The interview is called “The Virgin Sorcerer” (which is an insane name) and it tells the story of Martin Wheeler, a 15 year old game developer who has made two very popular games for the Spectrum system with Virgin Games. The first thing I noticed was how the interview made sure to emphasize Martin’s age, opening the interview by saying how when he joined Virgin Games he “was still 14”. Later, they continue this emphasis of his youth by asking questions like “How do your friends react to you [making video games]” and getting responses like “they’re all pretty astonished” (Crash 08). This question in itself tells us a lot about how computers and computer games were being represented in marketing at the time. Not only was there a push to show the multi-faceted usages of them, how they could be used by all members of the household for a plethora of different things, but simultaneously there seems to be a push to involve the youth in the creation of these computers and their accessories. The interview works to represent both the computer and its industry as a career opportunity for young kids, as well as a way for them to bond with their friends, highlighting it as ‘the hip new thing’.

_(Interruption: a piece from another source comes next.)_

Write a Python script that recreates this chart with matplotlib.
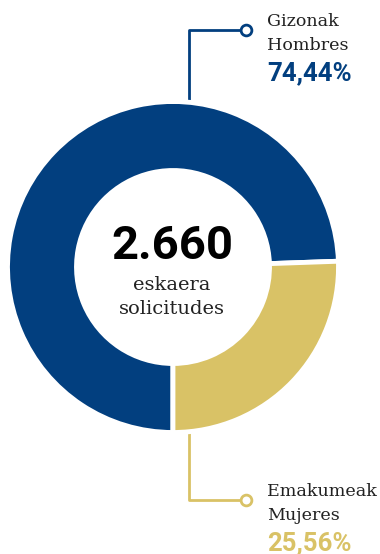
import matplotlib
matplotlib.use("Agg")
import matplotlib.pyplot as plt

# ---- data ----
labels_eu = ["Gizonak", "Emakumeak"]
labels_es = ["Hombres", "Mujeres"]
shares = [74.44, 25.56]
pct_labels = ["74,44%", "25,56%"]
total_label = "2.660"
total_sub = ["eskaera", "solicitudes"]

BLUE = "#023F7F"
GOLD = "#D9C266"
colors = [BLUE, GOLD]

W, H = 380, 554
fig = plt.figure(figsize=(W / 100, H / 100), dpi=100)
ax = fig.add_axes([0, 0, 1, 1])
ax.set_xlim(0, W)
ax.set_ylim(0, H)
ax.set_aspect("equal")
ax.axis("off")

cx, cy = 173, H - 267
R = 165.5
ring = 69

# leader lines (drawn beneath the donut)
lx = 189
ax.plot([lx, lx, 241], [cy + 140, H - 30, H - 30], color=BLUE, lw=2, zorder=1, solid_capstyle="butt")
ax.plot([lx, lx, 241], [cy - 140, H - 500, H - 500], color=GOLD, lw=2, zorder=1, solid_capstyle="butt")
ax.scatter([246], [H - 30], s=60, facecolor="white", edgecolor=BLUE, linewidth=2, zorder=3)
ax.scatter([246], [H - 500], s=60, facecolor="white", edgecolor=GOLD, linewidth=2, zorder=3)

wedges, _ = ax.pie(shares, colors=colors, startangle=2, counterclock=True,
                   radius=R, center=(cx, cy),
                   wedgeprops=dict(width=ring, edgecolor="white", linewidth=3.5))
for w in wedges:
    w.set_zorder(2)
ax.set_xlim(0, W)
ax.set_ylim(0, H)

serif = ["DejaVu Serif"]
sans = ["Roboto", "DejaVu Sans"]
# center text
ax.text(cx - 1, H - 246, total_label, ha="center", va="center", fontsize=34,
        fontweight="bold", family=sans, color="black", zorder=4)
ax.text(cx - 1, H - 285, total_sub[0], ha="center", va="center", fontsize=14,
        family=serif, color="#222222", zorder=4)
ax.text(cx - 1, H - 309, total_sub[1], ha="center", va="center", fontsize=14,
        family=serif, color="#222222", zorder=4)

# labels
tx = 267
lfs = 12.6
ax.text(tx, H - 21, labels_eu[0], ha="left", va="center", fontsize=lfs, family=serif, color="#222222")
ax.text(tx, H - 45, labels_es[0], ha="left", va="center", fontsize=lfs, family=serif, color="#222222")
ax.text(tx, H - 73, pct_labels[0], ha="left", va="center", fontsize=18.5, fontweight="bold",
        family=sans, color=BLUE)

ax.text(tx, H - 491, labels_eu[1], ha="left", va="center", fontsize=lfs, family=serif, color="#222222")
ax.text(tx, H - 515, labels_es[1], ha="left", va="center", fontsize=lfs, family=serif, color="#222222")
ax.text(tx, H - 543, pct_labels[1], ha="left", va="center", fontsize=18.5, fontweight="bold",
        family=sans, color=GOLD)

fig.savefig("out.png", dpi=100, facecolor="white")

I found this interesting as we talked a lot in class about the home computer being this incredible, new, unknown invention. We watched that one series of videos teaching people how to use it and it was treated as this magical new creation that everybody is still learning how to use. Now that time has passed and the computer has evolved, there are now regular people like Martin who are able to be involved in the production of these machines. This is the first step in the standardization and expansion of these machines, turning them into a capitalist commodity as opposed to some mysterious force.

The magazine explores this further with how it handles its graphics. Later on in the issue, there is a page advertising some more accessories for the ZX Spectrum. On this page, the descriptions of the products are incredibly small and almost illegible compared to the size of the images of the product and most importantly the price. Looking even further, every price on this page is not just a price, but a price cut with the original slashed through price being the largest text on the page. This is seen also in the interview with the interviewer asking if Martin thinks “the games are too expensive?” (Crash 08). Martin’s answer is a resounding yes with him even directly saying that he “thinks the price should go down” (Crash 08). This shows how the computer has already begun to take over the industry. With prices rapidly inflating, the page of price cuts shows how companies began playing the market to get the most sales, fully showing the transformation of the computer from an unknown, new invention to one of the major parts of modern business.

Throughout the interview, there are some more interesting questions asked that indicate more ideas of how video games and other computer products were represented at the time. For example, many questions are asked that work to humanize both Martin and the interviewer themselves. They ask if Martin has a girlfriend, what his other hobbies are and even how much money makes, acknowledging that the last of the three “is a cheeky question” (Crash 08). These questions work to make everyone involved seem more relatable; a way of injecting personhood into the cold, metallic shell that is the computer. I also found it interesting how the idea of software piracy is brought up. Just like the ideas of capitalism in computers, it is interesting to see the first iterations of an idea that would become so prevalent now. It is also interesting how Martin’s response to the idea of pirating software by saying that the people that do “probably haven’t got the pocket money” (Crash 08). This works as another example of the capitalism of computers, as well as how they started as more of a hard to obtain luxury.